WRITTEN REQUEST. Extract, word for word, every line from the one containing "Output the web" through the one containing "600, height: 20", with both end lines kept.

DATA ROWS.
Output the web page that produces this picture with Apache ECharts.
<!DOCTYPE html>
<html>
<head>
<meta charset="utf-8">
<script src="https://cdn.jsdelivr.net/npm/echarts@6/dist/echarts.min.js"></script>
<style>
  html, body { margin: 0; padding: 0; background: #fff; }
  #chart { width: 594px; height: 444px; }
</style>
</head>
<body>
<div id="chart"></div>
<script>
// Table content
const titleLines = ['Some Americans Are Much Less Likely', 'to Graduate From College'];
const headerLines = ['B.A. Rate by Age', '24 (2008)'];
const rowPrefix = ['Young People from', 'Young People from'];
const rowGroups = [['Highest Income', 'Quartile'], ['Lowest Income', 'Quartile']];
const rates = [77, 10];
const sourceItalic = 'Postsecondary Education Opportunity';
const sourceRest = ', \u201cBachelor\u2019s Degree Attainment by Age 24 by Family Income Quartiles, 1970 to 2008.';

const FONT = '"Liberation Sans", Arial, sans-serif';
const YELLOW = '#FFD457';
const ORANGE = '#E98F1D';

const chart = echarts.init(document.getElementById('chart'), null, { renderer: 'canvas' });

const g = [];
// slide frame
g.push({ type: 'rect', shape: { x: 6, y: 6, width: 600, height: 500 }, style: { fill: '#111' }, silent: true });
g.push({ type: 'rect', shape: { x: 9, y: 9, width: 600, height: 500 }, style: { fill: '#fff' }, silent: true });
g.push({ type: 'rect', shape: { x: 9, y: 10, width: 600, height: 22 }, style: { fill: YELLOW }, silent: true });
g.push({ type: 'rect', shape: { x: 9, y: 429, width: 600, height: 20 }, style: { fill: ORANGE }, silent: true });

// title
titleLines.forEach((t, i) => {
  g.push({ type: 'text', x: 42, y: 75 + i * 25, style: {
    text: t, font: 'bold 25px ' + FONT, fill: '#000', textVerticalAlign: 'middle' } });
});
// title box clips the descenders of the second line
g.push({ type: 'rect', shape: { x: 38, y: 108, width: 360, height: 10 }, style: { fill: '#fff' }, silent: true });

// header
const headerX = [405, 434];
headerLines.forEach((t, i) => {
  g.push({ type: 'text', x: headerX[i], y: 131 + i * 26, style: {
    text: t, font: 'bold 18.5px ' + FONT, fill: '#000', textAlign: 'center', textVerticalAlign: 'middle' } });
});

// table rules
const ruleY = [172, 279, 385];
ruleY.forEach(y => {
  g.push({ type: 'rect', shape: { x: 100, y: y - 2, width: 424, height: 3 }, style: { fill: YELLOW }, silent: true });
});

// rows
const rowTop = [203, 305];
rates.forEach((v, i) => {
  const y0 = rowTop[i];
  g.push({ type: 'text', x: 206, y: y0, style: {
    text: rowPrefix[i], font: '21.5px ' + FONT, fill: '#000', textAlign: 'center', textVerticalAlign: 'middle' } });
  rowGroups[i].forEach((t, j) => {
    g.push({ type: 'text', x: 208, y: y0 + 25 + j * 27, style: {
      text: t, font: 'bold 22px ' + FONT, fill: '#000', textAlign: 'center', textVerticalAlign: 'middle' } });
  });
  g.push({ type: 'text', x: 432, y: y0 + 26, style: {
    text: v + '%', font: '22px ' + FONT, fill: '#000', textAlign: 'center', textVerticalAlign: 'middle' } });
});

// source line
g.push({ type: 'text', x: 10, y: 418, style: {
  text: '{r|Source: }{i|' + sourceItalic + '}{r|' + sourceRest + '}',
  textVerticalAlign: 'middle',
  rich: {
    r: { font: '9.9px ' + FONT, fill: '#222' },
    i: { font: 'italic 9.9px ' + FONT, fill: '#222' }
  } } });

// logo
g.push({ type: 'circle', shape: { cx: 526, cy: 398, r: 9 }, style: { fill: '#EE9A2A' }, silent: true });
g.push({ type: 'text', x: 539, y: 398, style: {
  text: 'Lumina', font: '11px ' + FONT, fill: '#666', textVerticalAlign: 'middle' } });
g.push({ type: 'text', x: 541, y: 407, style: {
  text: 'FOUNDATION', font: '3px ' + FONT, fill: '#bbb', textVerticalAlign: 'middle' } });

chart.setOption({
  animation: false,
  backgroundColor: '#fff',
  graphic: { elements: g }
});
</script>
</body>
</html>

==

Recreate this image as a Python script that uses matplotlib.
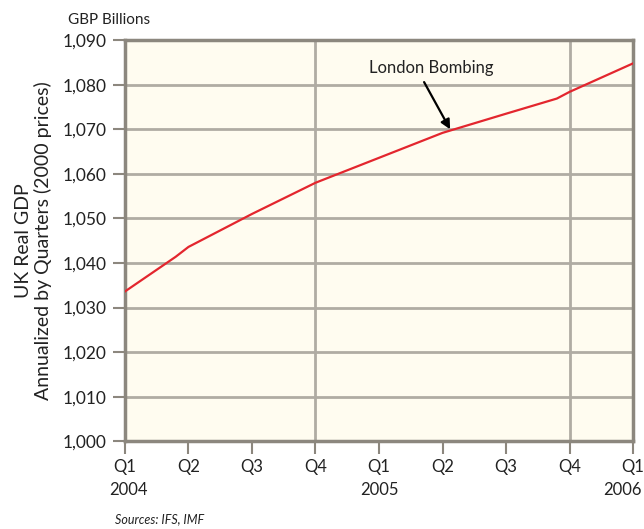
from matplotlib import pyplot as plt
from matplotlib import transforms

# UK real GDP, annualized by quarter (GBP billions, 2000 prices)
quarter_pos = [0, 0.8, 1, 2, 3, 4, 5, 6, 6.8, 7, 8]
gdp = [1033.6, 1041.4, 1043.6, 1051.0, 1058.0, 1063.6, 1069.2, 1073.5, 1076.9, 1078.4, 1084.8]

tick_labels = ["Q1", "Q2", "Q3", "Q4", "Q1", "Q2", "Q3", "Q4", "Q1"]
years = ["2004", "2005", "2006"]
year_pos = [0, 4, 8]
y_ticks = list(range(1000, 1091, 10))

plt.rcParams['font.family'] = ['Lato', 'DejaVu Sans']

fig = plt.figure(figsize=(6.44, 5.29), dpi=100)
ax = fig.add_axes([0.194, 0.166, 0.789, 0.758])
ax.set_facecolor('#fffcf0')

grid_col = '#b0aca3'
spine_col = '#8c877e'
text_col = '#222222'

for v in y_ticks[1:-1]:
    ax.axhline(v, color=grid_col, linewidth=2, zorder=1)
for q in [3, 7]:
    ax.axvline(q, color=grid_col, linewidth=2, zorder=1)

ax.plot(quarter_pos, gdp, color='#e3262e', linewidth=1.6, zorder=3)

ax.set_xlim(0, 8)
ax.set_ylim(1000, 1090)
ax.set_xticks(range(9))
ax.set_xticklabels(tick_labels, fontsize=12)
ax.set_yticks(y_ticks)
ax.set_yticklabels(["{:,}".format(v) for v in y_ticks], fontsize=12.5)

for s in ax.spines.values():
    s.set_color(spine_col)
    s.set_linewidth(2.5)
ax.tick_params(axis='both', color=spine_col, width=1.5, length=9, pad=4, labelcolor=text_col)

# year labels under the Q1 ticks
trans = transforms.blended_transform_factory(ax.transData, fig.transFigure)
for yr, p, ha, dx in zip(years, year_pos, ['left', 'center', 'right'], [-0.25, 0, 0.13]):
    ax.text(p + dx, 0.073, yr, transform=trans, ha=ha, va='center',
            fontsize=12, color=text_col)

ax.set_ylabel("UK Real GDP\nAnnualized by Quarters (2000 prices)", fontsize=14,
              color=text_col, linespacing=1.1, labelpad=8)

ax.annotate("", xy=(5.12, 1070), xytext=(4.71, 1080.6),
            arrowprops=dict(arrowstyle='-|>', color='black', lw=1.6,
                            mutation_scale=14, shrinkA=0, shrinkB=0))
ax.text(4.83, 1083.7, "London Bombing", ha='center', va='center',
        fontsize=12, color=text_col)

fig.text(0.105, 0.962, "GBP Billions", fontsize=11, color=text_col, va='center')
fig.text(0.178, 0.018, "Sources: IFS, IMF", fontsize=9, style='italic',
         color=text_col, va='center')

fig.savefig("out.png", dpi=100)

THE ANSWER.
Output the web page that produces this picture with Apache ECharts.
<!DOCTYPE html>
<html>
<head>
<meta charset="utf-8">
<script src="https://cdn.jsdelivr.net/npm/echarts@6/dist/echarts.min.js"></script>
<style>
  html, body { margin: 0; padding: 0; background: #fff; }
  #chart { width: 594px; height: 444px; }
</style>
</head>
<body>
<div id="chart"></div>
<script>
// Table content
const titleLines = ['Some Americans Are Much Less Likely', 'to Graduate From College'];
const headerLines = ['B.A. Rate by Age', '24 (2008)'];
const rowPrefix = ['Young People from', 'Young People from'];
const rowGroups = [['Highest Income', 'Quartile'], ['Lowest Income', 'Quartile']];
const rates = [77, 10];
const sourceItalic = 'Postsecondary Education Opportunity';
const sourceRest = ', \u201cBachelor\u2019s Degree Attainment by Age 24 by Family Income Quartiles, 1970 to 2008.';

const FONT = '"Liberation Sans", Arial, sans-serif';
const YELLOW = '#FFD457';
const ORANGE = '#E98F1D';

const chart = echarts.init(document.getElementById('chart'), null, { renderer: 'canvas' });

const g = [];
// slide frame
g.push({ type: 'rect', shape: { x: 6, y: 6, width: 600, height: 500 }, style: { fill: '#111' }, silent: true });
g.push({ type: 'rect', shape: { x: 9, y: 9, width: 600, height: 500 }, style: { fill: '#fff' }, silent: true });
g.push({ type: 'rect', shape: { x: 9, y: 10, width: 600, height: 22 }, style: { fill: YELLOW }, silent: true });
g.push({ type: 'rect', shape: { x: 9, y: 429, width: 600, height: 20 }, style: { fill: ORANGE }, silent: true });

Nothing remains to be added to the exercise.